Maka, jika orang-orang Muslim Ahmadiyah dinodai, dihina, dirusak dan dibakar masjid mereka sebagai tempat mereka beribadah, saya layak bertanya, di manakah spirit konstitusi kita pada penodaan dan penghinaan rumah ibadah yang demikian? Sekiranya pun saya tidak paham, bahkan tidak tahu, tentang konstitusi Republik Indonesia, saya pasti akan terkesima, tertegun, merasa berdosa dan beristigfar memohon ampun kepada Allah kalau mengetahui ada gereja, sinagog, kuil, dan rumah ibadah dibakar karena kemarahan. Tanpa konstitusi pun, saya sadar bahwa Alquran, kitab suci yang saya anut, mencela dan melarang perbuatan menodai dan merusak rumah ibadah.
Alquran menyatakan:
“…Seandainya Allah tidak menolak/mencegah (keganasan) sebagian manusia atas sebagian yang lain, niscaya telah dirobohkan biara-biara Nasrani, gereja-gereja, rumah ibadah orang Yahudi dan masjid-masjid, yang di dalamnya banyak disebut nama Allah. Allah pasti akan menolong orang yang menolong (agama)-Nya. Sungguh Allah Maha Kuat dan Maha Perkasa”(Alquran, surah 22, ayat 40).
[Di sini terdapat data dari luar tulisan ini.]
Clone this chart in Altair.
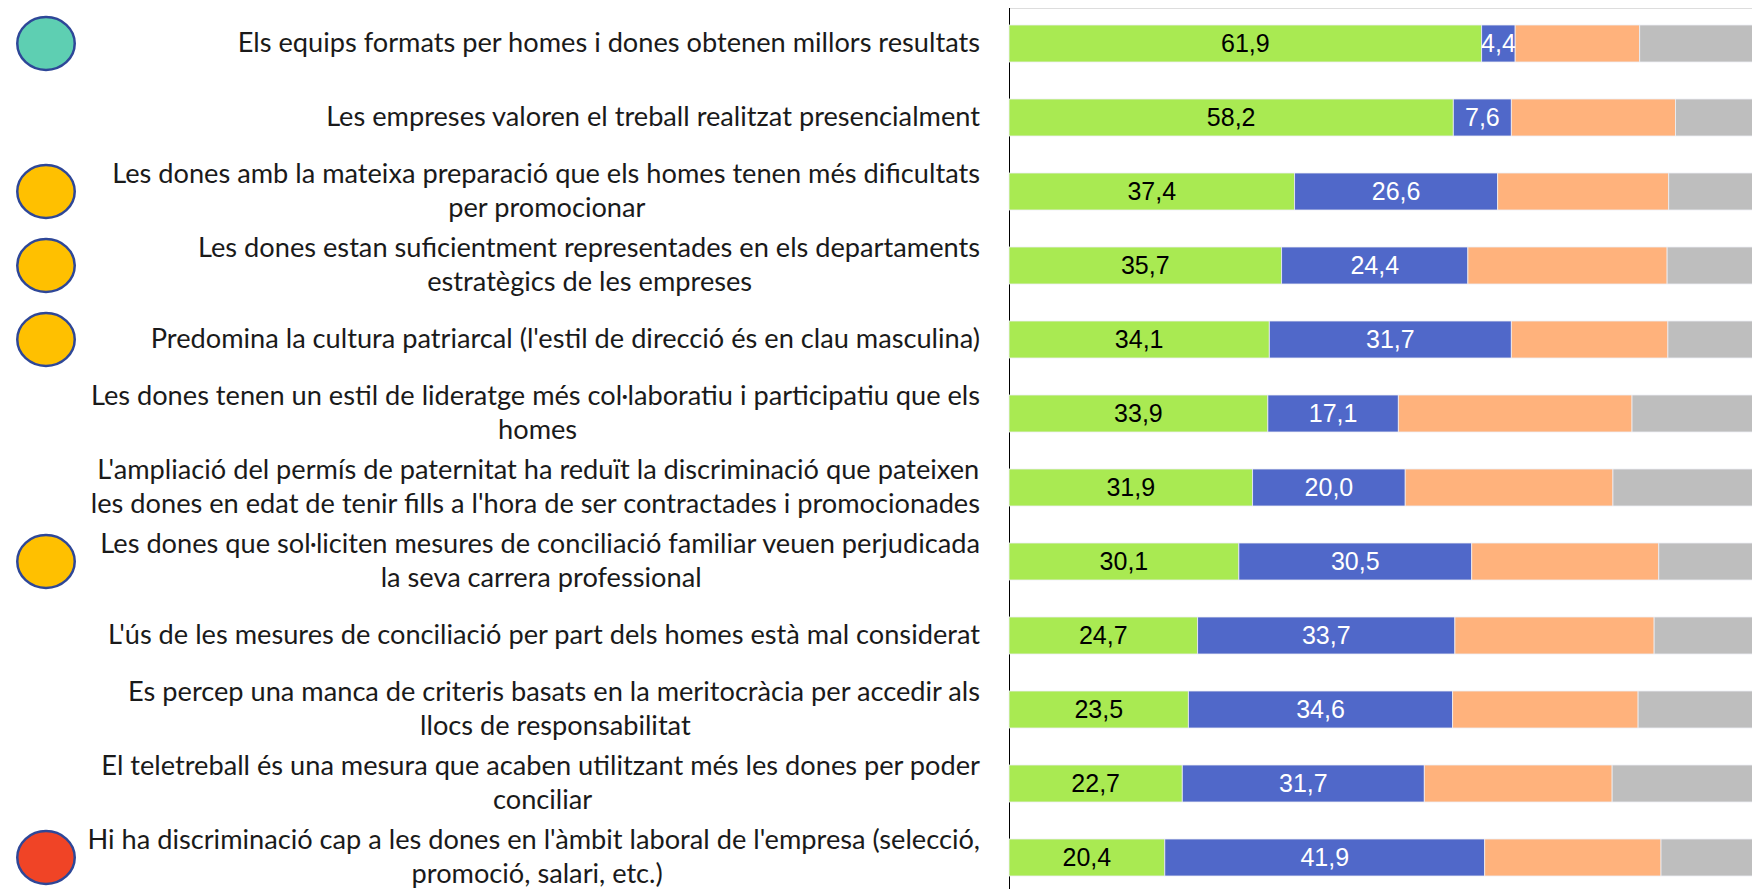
import altair as alt
import pandas as pd

# ---- data -----------------------------------------------------------------
statements = [
    ["Els equips formats per homes i dones obtenen millors resultats"],
    ["Les empreses valoren el treball realitzat presencialment"],
    ["Les dones amb la mateixa preparació que els homes tenen més dificultats", "per promocionar"],
    ["Les dones estan suficientment representades en els departaments", "estratègics de les empreses"],
    ["Predomina la cultura patriarcal (l'estil de direcció és en clau masculina)"],
    ["Les dones tenen un estil de lideratge més col·laboratiu i participatiu que els", "homes"],
    ["L'ampliació del permís de paternitat ha reduït la discriminació que pateixen",
     "les dones en edat de tenir fills a l'hora de ser contractades i promocionades"],
    ["Les dones que sol·liciten mesures de conciliació familiar veuen perjudicada", "la seva carrera professional"],
    ["L'ús de les mesures de conciliació per part dels homes està mal considerat"],
    ["Es percep una manca de criteris basats en la meritocràcia per accedir als", "llocs de responsabilitat"],
    ["El teletreball és una mesura que acaben utilitzant més les dones per poder", "conciliar"],
    ["Hi ha discriminació cap a les dones en l'àmbit laboral de l'empresa (selecció,", "promoció, salari, etc.)"],
]
series = ["D'acord", "En desacord", "Ni d'acord ni en desacord", "Ns/Nc"]
acord = [61.9, 58.2, 37.4, 35.7, 34.1, 33.9, 31.9, 30.1, 24.7, 23.5, 22.7, 20.4]
desacord = [4.4, 7.6, 26.6, 24.4, 31.7, 17.1, 20.0, 30.5, 33.7, 34.6, 31.7, 41.9]
neutral = [16.3, 21.5, 22.4, 26.1, 20.5, 30.6, 27.2, 24.5, 26.1, 24.3, 24.6, 23.1]
nsnc = [17.4, 12.7, 13.6, 13.8, 13.7, 18.4, 20.9, 14.9, 15.5, 17.6, 21.0, 14.6]
labelled_series = ["D'acord", "En desacord"]
marker_rows = [0, 2, 3, 4, 7, 11]
marker_kind = ["teal", "yellow", "yellow", "yellow", "yellow", "red"]

# ---- styles ---------------------------------------------------------------
series_colors = {"D'acord": "#A9EA52", "En desacord": "#5068C9",
                 "Ni d'acord ni en desacord": "#FFB27C", "Ns/Nc": "#BEBEBE"}
value_text_colors = {"D'acord": "#000000", "En desacord": "#FFFFFF"}
marker_colors = {"teal": "#5ECFB2", "yellow": "#FFC000", "red": "#F04426"}
LABEL_FONT = "Lato"
LABEL_SIZE = 27.2
LABEL_RIGHT = -29          # right edge of the label block, px left of the axis
LINE_H = 34

# approximate advance widths (em) used to centre the shorter wrapped line
_w = {" ": 0.26, "'": 0.22, "(": 0.30, ")": 0.30, ",": 0.21, ".": 0.21, "·": 0.21,
      "a": 0.49, "b": 0.55, "c": 0.46, "d": 0.55, "e": 0.52, "f": 0.33, "g": 0.50,
      "h": 0.55, "i": 0.24, "j": 0.24, "k": 0.51, "l": 0.24, "m": 0.83, "n": 0.55,
      "o": 0.55, "p": 0.55, "q": 0.55, "r": 0.37, "s": 0.43, "t": 0.35, "u": 0.55,
      "v": 0.51, "w": 0.77, "x": 0.50, "y": 0.51, "z": 0.45}
_base = str.maketrans("àáèéíïòóúüç", "aaeeiioouuc")


def text_width(s):
    return sum(_w.get(ch.translate(_base), 0.64) for ch in s) * LABEL_SIZE


cats = [" ".join(s) for s in statements]

# bars
rows = []
for i, c in enumerate(cats):
    vals = [acord[i], desacord[i], neutral[i], nsnc[i]]
    start = 0.0
    for s, v in zip(series, vals):
        rows.append({"cat": c, "serie": s, "start": start, "end": start + v,
                     "mid": start + v / 2, "lab": f"{v:.1f}".replace(".", ","),
                     "color": series_colors[s],
                     "tcolor": value_text_colors.get(s, "#000000")})
        start += v
bars = pd.DataFrame(rows)
vtexts = bars[bars["serie"].isin(labelled_series)]

# category labels: longest line right-aligned, the other centred beneath/above it
lab_rows = []
for c, lines in zip(cats, statements):
    if len(lines) == 1:
        main, other, cx = lines[0], "", LABEL_RIGHT
    else:
        k = 0 if text_width(lines[0]) >= text_width(lines[1]) else 1
        main = lines[0] + "\n" if k == 0 else "\n" + lines[1]
        other = "\n" + lines[1] if k == 0 else lines[0] + "\n"
        cx = LABEL_RIGHT - text_width(lines[k]) / 2
    lab_rows.append({"cat": c, "main": main, "other": other, "cx": cx,
                     "nlines": len(lines)})
labs = pd.DataFrame(lab_rows)
labs1 = labs[labs["nlines"] == 1]
labs2 = labs[labs["nlines"] == 2]

marks_df = pd.DataFrame({"cat": [cats[i] for i in marker_rows],
                         "fill": [marker_colors[k] for k in marker_kind]})

# ---- chart ----------------------------------------------------------------
yenc = alt.Y("cat:N", sort=cats, title=None,
             scale=alt.Scale(range=[-1.5, 886.5], paddingInner=0.5, paddingOuter=0.25),
             axis=alt.Axis(labels=False, ticks=False, grid=False, domainColor="#000000",
                           domainWidth=1))
ynoax = alt.Y("cat:N", sort=cats)
xscale = alt.Scale(domain=[0, 100], range=[0, 763.5])

bar_layer = alt.Chart(bars).mark_bar(stroke="#EDEFF5", strokeWidth=0.8).encode(
    y=yenc,
    x=alt.X("start:Q", scale=xscale, axis=None),
    x2="end:Q",
    color=alt.Color("color:N", scale=None),
)
val_layer = alt.Chart(vtexts).mark_text(font="Liberation Sans", fontSize=25,
                                        align="center", baseline="middle").encode(
    y=ynoax, x=alt.X("mid:Q", scale=xscale), text="lab:N",
    color=alt.Color("tcolor:N", scale=None),
)
txt = dict(font=LABEL_FONT, fontSize=LABEL_SIZE, baseline="middle", lineBreak="\n",
           lineHeight=LINE_H, color="#1A1A1A")
main1 = alt.Chart(labs1).mark_text(align="right", **txt).encode(
    y=ynoax, x=alt.value(LABEL_RIGHT), text="main:N")
main2 = alt.Chart(labs2).mark_text(align="right", dy=-LINE_H / 2, **txt).encode(
    y=ynoax, x=alt.value(LABEL_RIGHT), text="main:N")
other2 = alt.Chart(labs2).mark_text(align="center", dy=-LINE_H / 2, **txt).encode(
    y=ynoax, x=alt.X("cx:Q", scale=None), text="other:N")
ellipse = "M-1,0A1,0.92,0,1,1,1,0A1,0.92,0,1,1,-1,0Z"
marker_layer = alt.Chart(marks_df).mark_point(shape=ellipse, size=3300, filled=True,
                                              opacity=1, fillOpacity=1, stroke="#2E4798",
                                              strokeWidth=2.5).encode(
    y=ynoax, x=alt.value(-963), fill=alt.Fill("fill:N", scale=None))

chart = alt.layer(bar_layer, val_layer, main1, main2, other2, marker_layer).properties(
    width=743, height=881,
    autosize=alt.AutoSizeParams(type="none"),
    padding={"left": 1001, "top": 0, "right": 0, "bottom": 0},
).configure_view(stroke=None).configure(background="#FFFFFF")

chart.save("out.html", embed_options={"renderer": "svg", "actions": False})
Kini, saya sadar bahwa ayat-ayat konstitusi Republik Indonesia, ternyata satu nafas dan satu spirit dengan ayat Alquran tersebut. Di majelis Mahkamah yang mulia ini, karena itu, saya menyatakan harapan saya bahwa semoga spirit ayat-ayat konstitusi negara kita berjalan lurus dengan semua peraturan, perundang-undangan, kebijakan publik menyangkut agama dan kepercayaan warga negara. Tidak justeru berjarak dan menjauh dari spirit konstitusi. Sebab, saya senantiasa yakin bahwa di bawah naungan konstitusi dan semua turunannya, warga negara akan beribadah dengan aman, khusuk, damai, dan bergembira di rumah ibadah mereka.